Ambassador to the humans
#2
You could code up a simulation with the given sample sizes to figure out the power for each result you're getting
 
#3
I see. I'm noticing a fundamental difference in the calculations. I think each has their own justification. The one I coded seems to be a large sample test with the Z statistic. On the other hand, power.prop.test assumes we are comparing frequencies in a contingency table. In other words, a chi-square test of independence between rows and columns. I'm wondering what the benefit and drawback of each. The power in both examples is 90%. Essentially, if I use a Z test the sample size is 652 whereas if I use a chi-square test the sample size is 326. The chi-square sample size calculation uses a binomial approximation to the normal.
Code:
# N=326
power.prop.test(n = NULL, p1 = .28, p2 = .4,
                sig.level = .05,power = .90,strict = TRUE,
                alternative = c("two.sided"))

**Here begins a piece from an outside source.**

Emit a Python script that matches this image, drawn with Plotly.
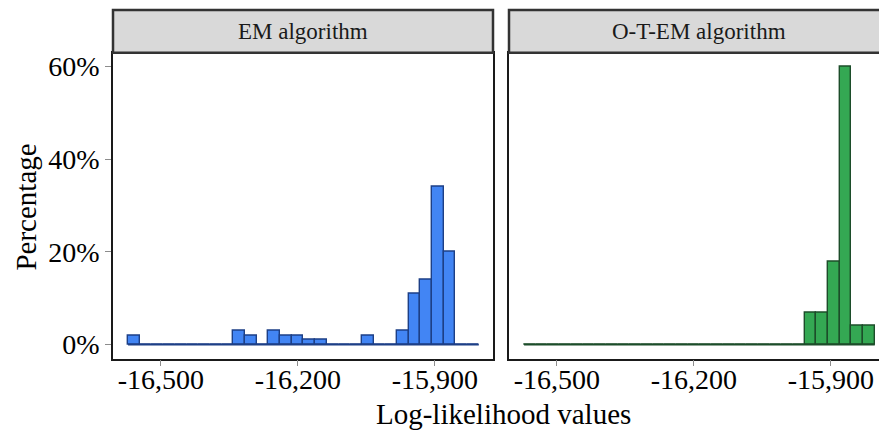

prop.test(x=c(326,91),n=c(326,326),conf.level = .95,alternative = "two.sided")

# N=652
sample_size(.5,.5,.28,.4,qnorm(0.975,mean=0,sd=1),qnorm(0.90,mean=0,sd=1))
 
Last edited:

Dason

Ambassador to the humans
#7
I don't know. I don't typically like using these kinds of sample size calculators. Instead I just simulate and use that to estimate power over a range of sample sizes. That way I know the sample size I get will be accurate for the actual analysis I'll be doing.
 
#8
That's fair. I suppose I can do that and see if the power I get back with the values I set lines up. I guess my question boils down to why run a chi square test as opposed to a Z test. I'll do more reading.
 

fed2

Active Member
#9
i check your example against sas proc power, it gives exactly 652, exactly same as your example (apparently example 3.2 from your book.)

proc power;
twosamplefreq test=pchi
groupproportions = (0.4 0.28)
ntotal=.
power=0.9
this uses a 'normal approximation method', according to SAS.

Power analysis is not exactly an exact science. no one agrees within +- 30%, so don't obsess over a few ordinary lives.
 
#11
Oh, I didn't notice that. I'll take a closer look. Edit: Yes! The formula I coded is the total N whereas power.prop.test is per group. I thought I was losing my mind. Thanks.
 
Last edited: